Exalting the glory of God in the skies and the Scripture

Does God get more glory because of the immeasurable expanse of the heavens, or the microscopic detail of his design?

“The heavens declare the glory of God and the sky proclaims his handiwork.” Ps 19:1

“The law of the Lord is perfect, reviving the soul; the testimony of the Lord is sure, making wise the simple.” Ps 19:7

Perhaps like no other Old Testament writer, King David would have been acquainted with the glory of God through the night sky. As a shepherd, he would have lived in the open pastures with the flock, and would have slept under the stars, beholding the majesty of God in the heavens. Night after night, the heavens would have become a familiar friend. As he looked up at the night sky, he would have identified familiar constellations that even the book of Job describes (Job 38:31-33) – Ursa Major known as the Big Dipper, Pleiades, and Orion. These early days of tending the flock would be an instrumental time in David’s life which deepened his relationship with God, solidified his faith, and broadened his view of God’s power. That night sky, unobstructed by city lights, pollution, or humidity, would have glowed with a thousand tiny lights sparkling from millions of miles away, and would lead David to worship God because of the display of his power visible with the naked eye.

David could have never imagined the beauty of the picture at the top of this post. The picture might not seem like much to the casual observer, but it contains a composite image that looks at a tiny portion of the night sky about the size of the moon. Even in this small space, that picture holds 10,000 galaxies that have been identified by the Hubble Telescope. The final image, known as the Hubble Ultra Deep Field (, is a collection of 800 smaller images that took more than 400 orbits around the earth to compile. Every major point of light is a galaxy – like the Whirlpool Galaxy or the Horsehead Nebula – while others are designated with just a letter and a number because of the sheer magnitude of the galaxies involved.

As we zoom into this picture even more, distinct galaxies come into focus, each galaxy containing 100 billion stars with each star having its own unique properties and appearances.
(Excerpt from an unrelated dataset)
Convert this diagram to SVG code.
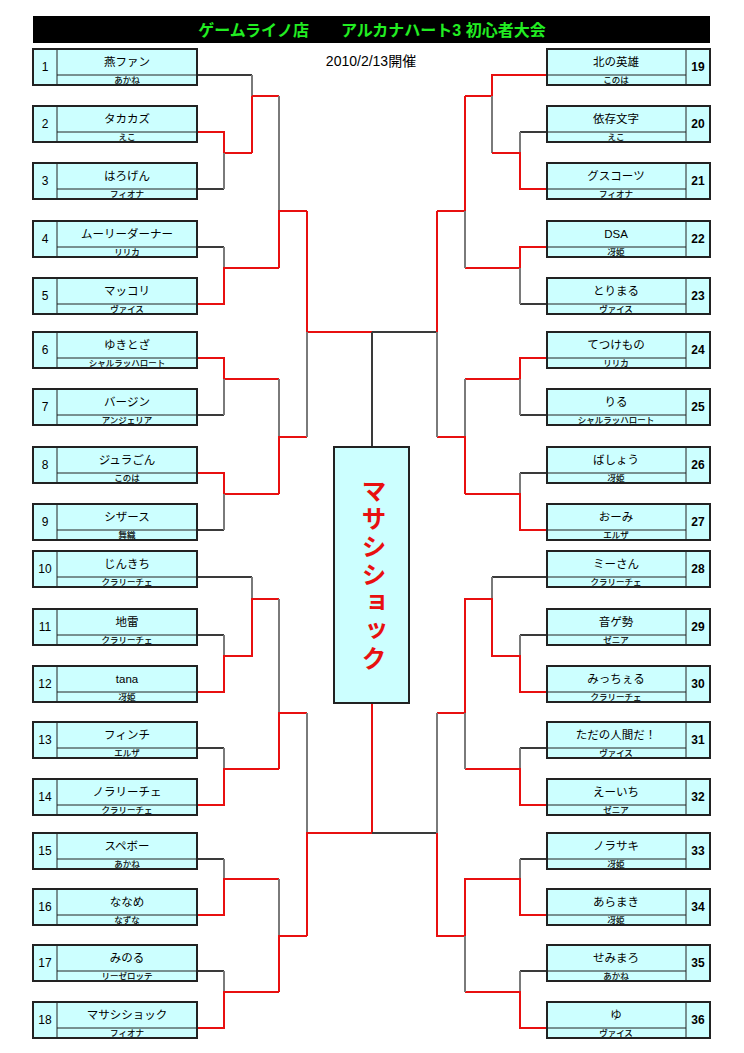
<svg xmlns="http://www.w3.org/2000/svg" width="744" height="1053" viewBox="0 0 744 1053">
<style>
text{font-family:"Liberation Sans","Noto Sans CJK JP",sans-serif;text-anchor:middle;fill:#000}
.box{fill:#ccffff;stroke:#222;stroke-width:2}
.div{stroke:#222;stroke-width:1}
.nm{font-size:11.5px}
.sb{font-size:8.5px;stroke:#000;stroke-width:0.15px}
.no{font-size:12px}
.nob{font-size:12px;font-weight:bold}
.r{stroke:#e81010;stroke-width:2;fill:none}
.gh{stroke:#3a3a3a;stroke-width:2;fill:none}
.gv{stroke:#7a7a7a;stroke-width:2;fill:none}
</style>
<rect x="33" y="16" width="677" height="27" fill="#000"/>
<text x="372" y="35.5" style="font-size:16px;font-weight:bold;fill:#22ee22">ゲームライノ店　　アルカナハート3 初心者大会</text>
<text x="371" y="66" style="font-size:14px">2010/2/13開催</text>

<g id="connectors">
<path class="gh" d="M197 75H252"/>
<path class="gv" d="M252 75V96"/>
<path class="r" d="M252 96V153"/>
<path class="r" d="M197 132H224V153H252"/>
<path class="gh" d="M197 189H224"/>
<path class="gv" d="M224 153V189"/>
<path class="r" d="M252 96H279"/>
<path class="gh" d="M197 247H224"/>
<path class="gv" d="M224 247V268"/>
<path class="r" d="M197 304H224V268H279"/>
<path class="gv" d="M279 96V211"/>
<path class="r" d="M279 268V211H307"/>
<path class="r" d="M197 358H224V379H279"/>
<path class="gh" d="M197 415H224"/>
<path class="gv" d="M224 379V415"/>
<path class="r" d="M197 473H224V494H279"/>
<path class="gh" d="M197 530H224"/>
<path class="gv" d="M224 494V530"/>
<path class="gv" d="M279 379V437"/>
<path class="r" d="M279 494V437H307"/>
<path class="r" d="M307 211V332H372"/>
<path class="gv" d="M307 332V437"/>
<path class="gh" d="M197 577H252"/>
<path class="gv" d="M252 577V599"/>
<path class="gh" d="M197 635H224"/>
<path class="gv" d="M224 635V656"/>
<path class="r" d="M197 692H224V656H252V599H279"/>
<path class="gh" d="M197 748H224"/>
<path class="gv" d="M224 748V769"/>
<path class="r" d="M197 805H224V769H279"/>
<path class="gv" d="M279 599V713"/>
<path class="r" d="M279 769V713H307"/>
<path class="gh" d="M197 859H224"/>
<path class="gv" d="M224 859V879"/>
<path class="r" d="M197 915H224V879H279"/>
<path class="gh" d="M197 971H224"/>
<path class="gv" d="M224 971V992"/>
<path class="r" d="M197 1028H224V992H279"/>
<path class="gv" d="M279 879V936"/>
<path class="r" d="M279 992V936H307"/>
<path class="gv" d="M307 713V833"/>
<path class="r" d="M307 936V833H372V703"/>
<path class="gh" d="M372 332H437"/>
<path class="gh" d="M372 332V447"/>
<path class="gh" d="M372 833H437"/>
<path class="r" d="M547 75H492V96H465"/>
<path class="gv" d="M492 96V153"/>
<path class="gh" d="M547 132H520"/>
<path class="gv" d="M520 132V153"/>
<path class="r" d="M547 189H520V153H492"/>
<path class="r" d="M547 247H520V268H465"/>
<path class="gh" d="M547 304H520"/>
<path class="gv" d="M520 268V304"/>
<path class="r" d="M465 96V211H437"/>
<path class="gv" d="M465 211V268"/>
<path class="r" d="M547 358H520V379H465"/>
<path class="gh" d="M547 415H520"/>
<path class="gv" d="M520 379V415"/>
<path class="gh" d="M547 473H520"/>
<path class="gv" d="M520 473V494"/>
<path class="r" d="M547 530H520V494H465"/>
<path class="gv" d="M465 379V437"/>
<path class="r" d="M465 494V437H437"/>
<path class="r" d="M437 211V332"/>
<path class="gv" d="M437 332V437"/>
<path class="gh" d="M547 577H492"/>
<path class="gv" d="M492 577V599"/>
<path class="gh" d="M547 635H520"/>
<path class="gv" d="M520 635V656"/>
<path class="r" d="M547 692H520V656H492V599H465V713H437"/>
<path class="gh" d="M547 748H520"/>
<path class="gv" d="M520 748V769"/>
<path class="r" d="M547 805H520V769H465"/>
<path class="gv" d="M465 713V769"/>
<path class="gh" d="M547 859H520"/>
<path class="gv" d="M520 859V879"/>
<path class="r" d="M547 915H520V879H465V936H437V833"/>
<path class="gh" d="M547 971H520"/>
<path class="gv" d="M520 971V992"/>
<path class="r" d="M547 1028H520V992H465"/>
<path class="gv" d="M465 936V992"/>
<path class="gv" d="M437 713V833"/>
</g>

<g id="p1"><rect class="box" x="33" y="49" width="164" height="36"/><path class="div" d="M57 49V85M57 75H197"/><text class="no" x="45" y="71">1</text><text class="nm" x="127" y="66">燕ファン</text><text class="sb" x="127" y="83">あかね</text></g>
<g id="p2"><rect class="box" x="33" y="106" width="164" height="36"/><path class="div" d="M57 106V142M57 132H197"/><text class="no" x="45" y="128">2</text><text class="nm" x="127" y="123">タカカズ</text><text class="sb" x="127" y="140">えこ</text></g>
<g id="p3"><rect class="box" x="33" y="163" width="164" height="36"/><path class="div" d="M57 163V199M57 189H197"/><text class="no" x="45" y="185">3</text><text class="nm" x="127" y="180">はろげん</text><text class="sb" x="127" y="197">フィオナ</text></g>
<g id="p4"><rect class="box" x="33" y="221" width="164" height="36"/><path class="div" d="M57 221V257M57 247H197"/><text class="no" x="45" y="243">4</text><text class="nm" x="127" y="238">ムーリーダーナー</text><text class="sb" x="127" y="255">リリカ</text></g>
<g id="p5"><rect class="box" x="33" y="278" width="164" height="36"/><path class="div" d="M57 278V314M57 304H197"/><text class="no" x="45" y="300">5</text><text class="nm" x="127" y="295">マッコリ</text><text class="sb" x="127" y="312">ヴァイス</text></g>
<g id="p6"><rect class="box" x="33" y="332" width="164" height="36"/><path class="div" d="M57 332V368M57 358H197"/><text class="no" x="45" y="354">6</text><text class="nm" x="127" y="349">ゆきとざ</text><text class="sb" x="127" y="366">シャルラッハロート</text></g>
<g id="p7"><rect class="box" x="33" y="389" width="164" height="36"/><path class="div" d="M57 389V425M57 415H197"/><text class="no" x="45" y="411">7</text><text class="nm" x="127" y="406">バージン</text><text class="sb" x="127" y="423">アンジェリア</text></g>
<g id="p8"><rect class="box" x="33" y="447" width="164" height="36"/><path class="div" d="M57 447V483M57 473H197"/><text class="no" x="45" y="469">8</text><text class="nm" x="127" y="464">ジュラごん</text><text class="sb" x="127" y="481">このは</text></g>
<g id="p9"><rect class="box" x="33" y="504" width="164" height="36"/><path class="div" d="M57 504V540M57 530H197"/><text class="no" x="45" y="526">9</text><text class="nm" x="127" y="521">シザース</text><text class="sb" x="127" y="538">舞織</text></g>
<g id="p10"><rect class="box" x="33" y="551" width="164" height="36"/><path class="div" d="M57 551V587M57 577H197"/><text class="no" x="45" y="573">10</text><text class="nm" x="127" y="568">じんきち</text><text class="sb" x="127" y="585">クラリーチェ</text></g>
<g id="p11"><rect class="box" x="33" y="609" width="164" height="36"/><path class="div" d="M57 609V645M57 635H197"/><text class="no" x="45" y="631">11</text><text class="nm" x="127" y="626">地雷</text><text class="sb" x="127" y="643">クラリーチェ</text></g>
<g id="p12"><rect class="box" x="33" y="666" width="164" height="36"/><path class="div" d="M57 666V702M57 692H197"/><text class="no" x="45" y="688">12</text><text class="nm" x="127" y="683">tana</text><text class="sb" x="127" y="700">冴姫</text></g>
<g id="p13"><rect class="box" x="33" y="722" width="164" height="36"/><path class="div" d="M57 722V758M57 748H197"/><text class="no" x="45" y="744">13</text><text class="nm" x="127" y="739">フィンチ</text><text class="sb" x="127" y="756">エルザ</text></g>
<g id="p14"><rect class="box" x="33" y="779" width="164" height="36"/><path class="div" d="M57 779V815M57 805H197"/><text class="no" x="45" y="801">14</text><text class="nm" x="127" y="796">ノラリーチェ</text><text class="sb" x="127" y="813">クラリーチェ</text></g>
<g id="p15"><rect class="box" x="33" y="833" width="164" height="36"/><path class="div" d="M57 833V869M57 859H197"/><text class="no" x="45" y="855">15</text><text class="nm" x="127" y="850">スペボー</text><text class="sb" x="127" y="867">あかね</text></g>
<g id="p16"><rect class="box" x="33" y="889" width="164" height="36"/><path class="div" d="M57 889V925M57 915H197"/><text class="no" x="45" y="911">16</text><text class="nm" x="127" y="906">ななめ</text><text class="sb" x="127" y="923">なずな</text></g>
<g id="p17"><rect class="box" x="33" y="945" width="164" height="36"/><path class="div" d="M57 945V981M57 971H197"/><text class="no" x="45" y="967">17</text><text class="nm" x="127" y="962">みのる</text><text class="sb" x="127" y="979">リーゼロッテ</text></g>
<g id="p18"><rect class="box" x="33" y="1002" width="164" height="36"/><path class="div" d="M57 1002V1038M57 1028H197"/><text class="no" x="45" y="1024">18</text><text class="nm" x="127" y="1019">マサシショック</text><text class="sb" x="127" y="1036">フィオナ</text></g>

<g id="p19"><rect class="box" x="547" y="49" width="163" height="36"/><path class="div" d="M686 49V85M547 75H686"/><text class="nob" x="698" y="71">19</text><text class="nm" x="616" y="66">北の英雄</text><text class="sb" x="616" y="83">このは</text></g>
<g id="p20"><rect class="box" x="547" y="106" width="163" height="36"/><path class="div" d="M686 106V142M547 132H686"/><text class="nob" x="698" y="128">20</text><text class="nm" x="616" y="123">依存文字</text><text class="sb" x="616" y="140">えこ</text></g>
<g id="p21"><rect class="box" x="547" y="163" width="163" height="36"/><path class="div" d="M686 163V199M547 189H686"/><text class="nob" x="698" y="185">21</text><text class="nm" x="616" y="180">グスコーツ</text><text class="sb" x="616" y="197">フィオナ</text></g>
<g id="p22"><rect class="box" x="547" y="221" width="163" height="36"/><path class="div" d="M686 221V257M547 247H686"/><text class="nob" x="698" y="243">22</text><text class="nm" x="616" y="238">DSA</text><text class="sb" x="616" y="255">冴姫</text></g>
<g id="p23"><rect class="box" x="547" y="278" width="163" height="36"/><path class="div" d="M686 278V314M547 304H686"/><text class="nob" x="698" y="300">23</text><text class="nm" x="616" y="295">とりまる</text><text class="sb" x="616" y="312">ヴァイス</text></g>
<g id="p24"><rect class="box" x="547" y="332" width="163" height="36"/><path class="div" d="M686 332V368M547 358H686"/><text class="nob" x="698" y="354">24</text><text class="nm" x="616" y="349">てつけもの</text><text class="sb" x="616" y="366">リリカ</text></g>
<g id="p25"><rect class="box" x="547" y="389" width="163" height="36"/><path class="div" d="M686 389V425M547 415H686"/><text class="nob" x="698" y="411">25</text><text class="nm" x="616" y="406">りる</text><text class="sb" x="616" y="423">シャルラッハロート</text></g>
<g id="p26"><rect class="box" x="547" y="447" width="163" height="36"/><path class="div" d="M686 447V483M547 473H686"/><text class="nob" x="698" y="469">26</text><text class="nm" x="616" y="464">ばしょう</text><text class="sb" x="616" y="481">冴姫</text></g>
<g id="p27"><rect class="box" x="547" y="504" width="163" height="36"/><path class="div" d="M686 504V540M547 530H686"/><text class="nob" x="698" y="526">27</text><text class="nm" x="616" y="521">おーみ</text><text class="sb" x="616" y="538">エルザ</text></g>
<g id="p28"><rect class="box" x="547" y="551" width="163" height="36"/><path class="div" d="M686 551V587M547 577H686"/><text class="nob" x="698" y="573">28</text><text class="nm" x="616" y="568">ミーさん</text><text class="sb" x="616" y="585">クラリーチェ</text></g>
<g id="p29"><rect class="box" x="547" y="609" width="163" height="36"/><path class="div" d="M686 609V645M547 635H686"/><text class="nob" x="698" y="631">29</text><text class="nm" x="616" y="626">音ゲ勢</text><text class="sb" x="616" y="643">ゼニア</text></g>
<g id="p30"><rect class="box" x="547" y="666" width="163" height="36"/><path class="div" d="M686 666V702M547 692H686"/><text class="nob" x="698" y="688">30</text><text class="nm" x="616" y="683">みっちぇる</text><text class="sb" x="616" y="700">クラリーチェ</text></g>
<g id="p31"><rect class="box" x="547" y="722" width="163" height="36"/><path class="div" d="M686 722V758M547 748H686"/><text class="nob" x="698" y="744">31</text><text class="nm" x="616" y="739">ただの人間だ！</text><text class="sb" x="616" y="756">ヴァイス</text></g>
<g id="p32"><rect class="box" x="547" y="779" width="163" height="36"/><path class="div" d="M686 779V815M547 805H686"/><text class="nob" x="698" y="801">32</text><text class="nm" x="616" y="796">えーいち</text><text class="sb" x="616" y="813">ゼニア</text></g>
<g id="p33"><rect class="box" x="547" y="833" width="163" height="36"/><path class="div" d="M686 833V869M547 859H686"/><text class="nob" x="698" y="855">33</text><text class="nm" x="616" y="850">ノラサキ</text><text class="sb" x="616" y="867">冴姫</text></g>
<g id="p34"><rect class="box" x="547" y="889" width="163" height="36"/><path class="div" d="M686 889V925M547 915H686"/><text class="nob" x="698" y="911">34</text><text class="nm" x="616" y="906">あらまき</text><text class="sb" x="616" y="923">冴姫</text></g>
<g id="p35"><rect class="box" x="547" y="945" width="163" height="36"/><path class="div" d="M686 945V981M547 971H686"/><text class="nob" x="698" y="967">35</text><text class="nm" x="616" y="962">せみまろ</text><text class="sb" x="616" y="979">あかね</text></g>
<g id="p36"><rect class="box" x="547" y="1002" width="163" height="36"/><path class="div" d="M686 1002V1038M547 1028H686"/><text class="nob" x="698" y="1024">36</text><text class="nm" x="616" y="1019">ゆ</text><text class="sb" x="616" y="1036">ヴァイス</text></g>

<g id="champion"><rect class="box" x="334" y="447" width="75" height="256"/><text x="372" y="478" style="font-size:25px;font-weight:bold;fill:#e81010;writing-mode:vertical-rl;text-anchor:start;letter-spacing:3px">マサシショック</text></g>
</svg>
It is mind boggling to think that a sky with a few points of light actually contains innumerable galaxies and stars that act as a banner to herald the glory of God in the universe.

In a similar way, the Scripture provides a precise, clear, and descriptive picture of the glory of our God. Whether we enjoy his beauty from the panorama of Scripture (looking at the Minor Prophets book by book, or studying a chapter from Ezra), or whether we zoom in for a closer look (studying it word by word from Romans, or verse by verse from John), we are seeking to discover the glory of God so that we can marvel at his greatness.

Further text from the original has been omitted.